Just after seven-thirty pm, in the thirty-ninth hour of labor, the real Elizabeth Rourke had surgery to deliver her baby. But the Elizabeth, who hired a midwife to help her deliver, delivered at 2 am after 21 hours of labor. It was one day of labor although hours of mental, physical and emotional preparation preceded it. The baby`s head was not obstructed because Elizabeth had continued walking, continued eating, and the head moved dynamically down with contractions. There was no lying on a bed with an epidural to make contractions less effective at pushing the baby into the right place. There was less fear working to close her up.

Even though the outcomes for planned homebirth and hospital birth for low risk women are the same, if anything happens at a homebirth, our medicalized society quickly condemns homebirth. If anything happened in the hospital at the cesarean section, it is considered collateral damage. 5% of surgeries are complicated by serious infections. 4% of women after cesarean are rehospitalized after the woman goes home. Sometimes the bladder is nicked. In 1% of cases the baby is slit with the scalpel knife. You can`t sue for those complications because they are known beforehand that that is a risk you are taking. You sign a waiver that you were informed of the risks. If anything goes wrong at a homebirth, the midwife can be charged and spend years in court defending her license. If the midwife needs to transfer the woman to the hospital, she is rarely greeted with helpful camaraderie of fellow workers who are all trying to carry out safe obstetric protocols. Anything bad that happens at a homebirth is the fault of the midwife for attempting such a thing. Anything bad that happens in the hospital is business as usual.

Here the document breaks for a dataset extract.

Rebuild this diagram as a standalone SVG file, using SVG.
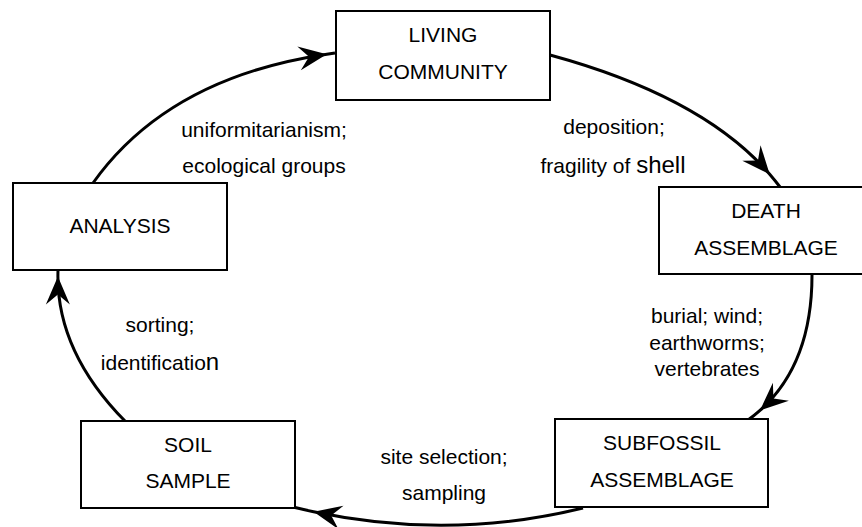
<svg xmlns="http://www.w3.org/2000/svg" width="862" height="527" viewBox="0 0 862 527">
<style>
.box{fill:#fff;stroke:#000;stroke-width:2}
.t{font-family:"Liberation Sans",Arial,sans-serif;font-size:21px;fill:#000;text-anchor:middle}
.c{fill:none;stroke:#000;stroke-width:3;marker-mid:url(#ah)}
.big{font-size:24px}
</style>
<defs>
<marker id="ah" markerUnits="userSpaceOnUse" markerWidth="40" markerHeight="40" refX="0" refY="0" orient="auto" overflow="visible">
<path d="M0,0 L-28,-12 L-18,0 L-28,12 Z" fill="#000"/>
</marker>
</defs>
<rect width="862" height="527" fill="#fff"/>
<g id="connectors">
<path class="c" d="M93,183 Q168.1,77.7 326.8,54.2 Q330.9,53.6 335,53"/>
<path class="c" d="M550,55 Q702.6,96.6 769.7,174.2 Q775.1,180.5 780,187"/>
<path class="c" d="M812,275 C812,333.5 794.2,379.9 760,410.4 C756.2,413.8 752.2,417 748,420"/>
<path class="c" d="M583,508 Q450,540.6 313.6,511.7 Q303.3,509.5 293,507"/>
<path class="c" d="M125,421 Q57.8,352.8 57.9,276.4 Q57.9,273.2 58,270"/>
</g>
<g id="living">
<rect class="box" x="336" y="11" width="214" height="89"/>
<text class="t" x="443" y="42">LIVING</text>
<text class="t" x="443" y="79">COMMUNITY</text>
</g>
<g id="death">
<rect class="box" x="659" y="187" width="214" height="87"/>
<text class="t" x="766" y="218">DEATH</text>
<text class="t" x="766" y="255">ASSEMBLAGE</text>
</g>
<g id="subfossil">
<rect class="box" x="555" y="419" width="213" height="88"/>
<text class="t" x="662" y="450">SUBFOSSIL</text>
<text class="t" x="662" y="487">ASSEMBLAGE</text>
</g>
<g id="soil">
<rect class="box" x="81" y="421" width="214" height="87"/>
<text class="t" x="188" y="452">SOIL</text>
<text class="t" x="188" y="488">SAMPLE</text>
</g>
<g id="analysis">
<rect class="box" x="13" y="183" width="214" height="87"/>
<text class="t" x="120" y="233">ANALYSIS</text>
</g>
<g id="labels">
<text class="t" x="264" y="137">uniformitarianism;</text>
<text class="t" x="264" y="173">ecological groups</text>
<text class="t" x="614" y="134">deposition;</text>
<text class="t" x="613" y="173">fragility of <tspan class="big">shell</tspan></text>
<text class="t" x="707" y="323">burial; wind;</text>
<text class="t" x="707" y="350">earthworms;</text>
<text class="t" x="707" y="376">vertebrates</text>
<text class="t" x="444" y="464">site selection;</text>
<text class="t" x="444" y="500">sampling</text>
<text class="t" x="160" y="332">sorting;</text>
<text class="t" x="160" y="370">identificatio<tspan class="big">n</tspan></text>
</g>
</svg>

“I watched, you know,” the real Rourke says. “I could see the whole thing in the surgical lights. I saw her head come out!”
I am not going to describe the final moments of Elizabeth`s homebirth. It is too intimate, too true to share. It is a moment when a spiritual truth is apparent even to the non-believers. Anyone who wants to understand it will have to experience for themselves, in their own way. But I will say, at the real homebirth Elizabeth didn’t watch. She birthed. She didn’t tear because she had done strong perineal massage for a few weeks before the birth. Maybe she even grabbed the baby as it was coming out. Maybe she pulled it up to her ecstatically happy heart and burst with joy and tears upon seeing her baby`s face cry for the first time. She is awash with natural love hormones that make her love this baby naturally and strongly. But she also learns to love herself more for her accomplishment as well as those around her for standing by her.

The real Elizabeth who had a cesarean, said exactly what many cesarean victims say “I felt like a complete failure, like everything I had set out to do I failed to do. I didn’t want the epidural and then I begged for the epidural. I didn’t want a C-section, and I consented to a C-section. I wanted to breast-feed the baby, and I utterly failed to breast-feed.”

This midwife works day and night to decrease the number of women who willingly sign up for medical management of their healthy bodies without completely investigating all the possibilities. There is a lot of room for variation. Just as everyone cries a little differently in grief, everyone connects to birth differently and has different needs that often cannot be met by institutions. Create and share a new birth ritual that will grow and be copied by others so that one day, a new young generation will face birth with life affirming, non-medical rituals. Even if the newspapers continue to cover only head-on collisions and death, that doesn’t mean that you cannot celebrate birth in your own personal individual, intimate, empowering way. Of the deepest most ecstatic miracles, birth is it. Demand not to miss it.